* begin Information shown *
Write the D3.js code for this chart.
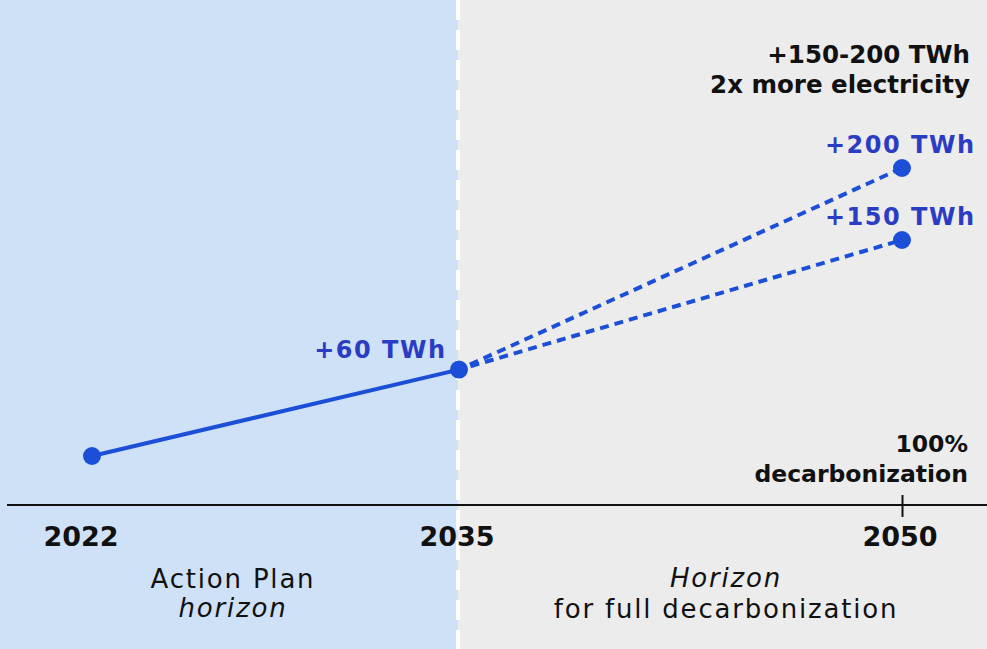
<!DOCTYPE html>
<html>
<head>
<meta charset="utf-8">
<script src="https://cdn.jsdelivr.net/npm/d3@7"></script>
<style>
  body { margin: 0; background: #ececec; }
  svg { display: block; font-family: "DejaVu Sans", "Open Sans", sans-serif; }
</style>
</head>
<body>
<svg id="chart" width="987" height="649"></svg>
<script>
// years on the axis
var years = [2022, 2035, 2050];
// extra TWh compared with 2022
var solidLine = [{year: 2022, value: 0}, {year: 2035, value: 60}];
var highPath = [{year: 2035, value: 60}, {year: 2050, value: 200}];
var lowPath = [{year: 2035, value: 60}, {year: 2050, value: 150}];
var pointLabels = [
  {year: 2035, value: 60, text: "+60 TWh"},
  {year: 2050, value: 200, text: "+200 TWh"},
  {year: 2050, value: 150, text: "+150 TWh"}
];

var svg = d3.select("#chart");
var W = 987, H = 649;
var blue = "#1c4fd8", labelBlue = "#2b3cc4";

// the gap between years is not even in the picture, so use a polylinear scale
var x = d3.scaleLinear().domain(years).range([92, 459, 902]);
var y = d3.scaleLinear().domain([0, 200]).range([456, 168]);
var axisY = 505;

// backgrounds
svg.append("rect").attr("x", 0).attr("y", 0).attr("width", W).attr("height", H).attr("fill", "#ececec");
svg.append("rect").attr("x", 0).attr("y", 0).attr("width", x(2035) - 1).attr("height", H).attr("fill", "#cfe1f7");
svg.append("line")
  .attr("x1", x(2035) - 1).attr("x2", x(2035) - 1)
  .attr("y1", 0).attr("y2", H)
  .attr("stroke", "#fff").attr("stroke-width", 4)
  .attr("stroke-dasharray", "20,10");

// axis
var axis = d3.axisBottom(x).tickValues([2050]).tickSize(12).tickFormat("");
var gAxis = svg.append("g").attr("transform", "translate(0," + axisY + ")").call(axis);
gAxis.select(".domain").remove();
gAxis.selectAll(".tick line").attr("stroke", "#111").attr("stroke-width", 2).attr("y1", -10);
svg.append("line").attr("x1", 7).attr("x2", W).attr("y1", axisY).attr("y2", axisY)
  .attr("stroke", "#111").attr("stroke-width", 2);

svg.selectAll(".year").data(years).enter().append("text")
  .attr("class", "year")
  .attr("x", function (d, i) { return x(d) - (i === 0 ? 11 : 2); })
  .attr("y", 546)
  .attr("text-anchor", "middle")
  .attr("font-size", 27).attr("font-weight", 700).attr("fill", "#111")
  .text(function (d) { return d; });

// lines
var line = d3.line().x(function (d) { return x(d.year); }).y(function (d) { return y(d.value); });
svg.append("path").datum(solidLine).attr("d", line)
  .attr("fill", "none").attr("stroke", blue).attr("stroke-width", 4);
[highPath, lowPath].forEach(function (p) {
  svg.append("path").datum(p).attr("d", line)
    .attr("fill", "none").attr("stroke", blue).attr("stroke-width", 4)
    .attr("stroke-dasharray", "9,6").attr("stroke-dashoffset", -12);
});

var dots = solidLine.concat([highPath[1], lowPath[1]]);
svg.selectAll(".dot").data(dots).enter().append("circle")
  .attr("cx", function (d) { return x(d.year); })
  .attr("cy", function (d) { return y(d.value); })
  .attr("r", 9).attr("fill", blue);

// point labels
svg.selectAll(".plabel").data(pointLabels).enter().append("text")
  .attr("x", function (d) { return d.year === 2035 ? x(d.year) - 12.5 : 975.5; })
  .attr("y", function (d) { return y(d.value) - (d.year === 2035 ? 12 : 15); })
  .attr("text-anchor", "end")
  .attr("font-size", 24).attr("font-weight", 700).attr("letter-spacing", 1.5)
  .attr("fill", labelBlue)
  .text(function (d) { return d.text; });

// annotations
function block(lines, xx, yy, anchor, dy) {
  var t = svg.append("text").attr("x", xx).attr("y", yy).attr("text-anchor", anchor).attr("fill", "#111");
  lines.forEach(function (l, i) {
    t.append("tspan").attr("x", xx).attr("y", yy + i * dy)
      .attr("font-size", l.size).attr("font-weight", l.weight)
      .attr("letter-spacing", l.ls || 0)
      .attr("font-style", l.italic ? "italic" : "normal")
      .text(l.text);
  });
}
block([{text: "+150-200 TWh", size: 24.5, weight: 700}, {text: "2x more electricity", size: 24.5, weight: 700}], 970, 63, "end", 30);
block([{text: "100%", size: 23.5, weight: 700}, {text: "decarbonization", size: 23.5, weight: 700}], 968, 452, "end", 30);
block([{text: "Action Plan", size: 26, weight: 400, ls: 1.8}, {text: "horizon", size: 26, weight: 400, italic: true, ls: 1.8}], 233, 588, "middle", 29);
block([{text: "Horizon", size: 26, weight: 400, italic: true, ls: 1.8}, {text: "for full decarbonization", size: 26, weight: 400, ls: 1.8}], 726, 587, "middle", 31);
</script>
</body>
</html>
* end Information shown *
Your instructions - Return the listing above unchanged, apart from dropping its pictures.

Finished answer -
Write the D3.js code for this chart.
<!DOCTYPE html>
<html>
<head>
<meta charset="utf-8">
<script src="https://cdn.jsdelivr.net/npm/d3@7"></script>
<style>
  body { margin: 0; background: #ececec; }
  svg { display: block; font-family: "DejaVu Sans", "Open Sans", sans-serif; }
</style>
</head>
<body>
<svg id="chart" width="987" height="649"></svg>
<script>
// years on the axis
var years = [2022, 2035, 2050];
// extra TWh compared with 2022
var solidLine = [{year: 2022, value: 0}, {year: 2035, value: 60}];
var highPath = [{year: 2035, value: 60}, {year: 2050, value: 200}];
var lowPath = [{year: 2035, value: 60}, {year: 2050, value: 150}];
var pointLabels = [
  {year: 2035, value: 60, text: "+60 TWh"},
  {year: 2050, value: 200, text: "+200 TWh"},
  {year: 2050, value: 150, text: "+150 TWh"}
];

var svg = d3.select("#chart");
var W = 987, H = 649;
var blue = "#1c4fd8", labelBlue = "#2b3cc4";

// the gap between years is not even in the picture, so use a polylinear scale
var x = d3.scaleLinear().domain(years).range([92, 459, 902]);
var y = d3.scaleLinear().domain([0, 200]).range([456, 168]);
var axisY = 505;

// backgrounds
svg.append("rect").attr("x", 0).attr("y", 0).attr("width", W).attr("height", H).attr("fill", "#ececec");
svg.append("rect").attr("x", 0).attr("y", 0).attr("width", x(2035) - 1).attr("height", H).attr("fill", "#cfe1f7");
svg.append("line")
  .attr("x1", x(2035) - 1).attr("x2", x(2035) - 1)
  .attr("y1", 0).attr("y2", H)
  .attr("stroke", "#fff").attr("stroke-width", 4)
  .attr("stroke-dasharray", "20,10");

// axis
var axis = d3.axisBottom(x).tickValues([2050]).tickSize(12).tickFormat("");
var gAxis = svg.append("g").attr("transform", "translate(0," + axisY + ")").call(axis);
gAxis.select(".domain").remove();
gAxis.selectAll(".tick line").attr("stroke", "#111").attr("stroke-width", 2).attr("y1", -10);
svg.append("line").attr("x1", 7).attr("x2", W).attr("y1", axisY).attr("y2", axisY)
  .attr("stroke", "#111").attr("stroke-width", 2);

svg.selectAll(".year").data(years).enter().append("text")
  .attr("class", "year")
  .attr("x", function (d, i) { return x(d) - (i === 0 ? 11 : 2); })
  .attr("y", 546)
  .attr("text-anchor", "middle")
  .attr("font-size", 27).attr("font-weight", 700).attr("fill", "#111")
  .text(function (d) { return d; });

// lines
var line = d3.line().x(function (d) { return x(d.year); }).y(function (d) { return y(d.value); });
svg.append("path").datum(solidLine).attr("d", line)
  .attr("fill", "none").attr("stroke", blue).attr("stroke-width", 4);
[highPath, lowPath].forEach(function (p) {
  svg.append("path").datum(p).attr("d", line)
    .attr("fill", "none").attr("stroke", blue).attr("stroke-width", 4)
    .attr("stroke-dasharray", "9,6").attr("stroke-dashoffset", -12);
});

var dots = solidLine.concat([highPath[1], lowPath[1]]);
svg.selectAll(".dot").data(dots).enter().append("circle")
  .attr("cx", function (d) { return x(d.year); })
  .attr("cy", function (d) { return y(d.value); })
  .attr("r", 9).attr("fill", blue);

// point labels
svg.selectAll(".plabel").data(pointLabels).enter().append("text")
  .attr("x", function (d) { return d.year === 2035 ? x(d.year) - 12.5 : 975.5; })
  .attr("y", function (d) { return y(d.value) - (d.year === 2035 ? 12 : 15); })
  .attr("text-anchor", "end")
  .attr("font-size", 24).attr("font-weight", 700).attr("letter-spacing", 1.5)
  .attr("fill", labelBlue)
  .text(function (d) { return d.text; });

// annotations
function block(lines, xx, yy, anchor, dy) {
  var t = svg.append("text").attr("x", xx).attr("y", yy).attr("text-anchor", anchor).attr("fill", "#111");
  lines.forEach(function (l, i) {
    t.append("tspan").attr("x", xx).attr("y", yy + i * dy)
      .attr("font-size", l.size).attr("font-weight", l.weight)
      .attr("letter-spacing", l.ls || 0)
      .attr("font-style", l.italic ? "italic" : "normal")
      .text(l.text);
  });
}
block([{text: "+150-200 TWh", size: 24.5, weight: 700}, {text: "2x more electricity", size: 24.5, weight: 700}], 970, 63, "end", 30);
block([{text: "100%", size: 23.5, weight: 700}, {text: "decarbonization", size: 23.5, weight: 700}], 968, 452, "end", 30);
block([{text: "Action Plan", size: 26, weight: 400, ls: 1.8}, {text: "horizon", size: 26, weight: 400, italic: true, ls: 1.8}], 233, 588, "middle", 29);
block([{text: "Horizon", size: 26, weight: 400, italic: true, ls: 1.8}, {text: "for full decarbonization", size: 26, weight: 400, ls: 1.8}], 726, 587, "middle", 31);
</script>
</body>
</html>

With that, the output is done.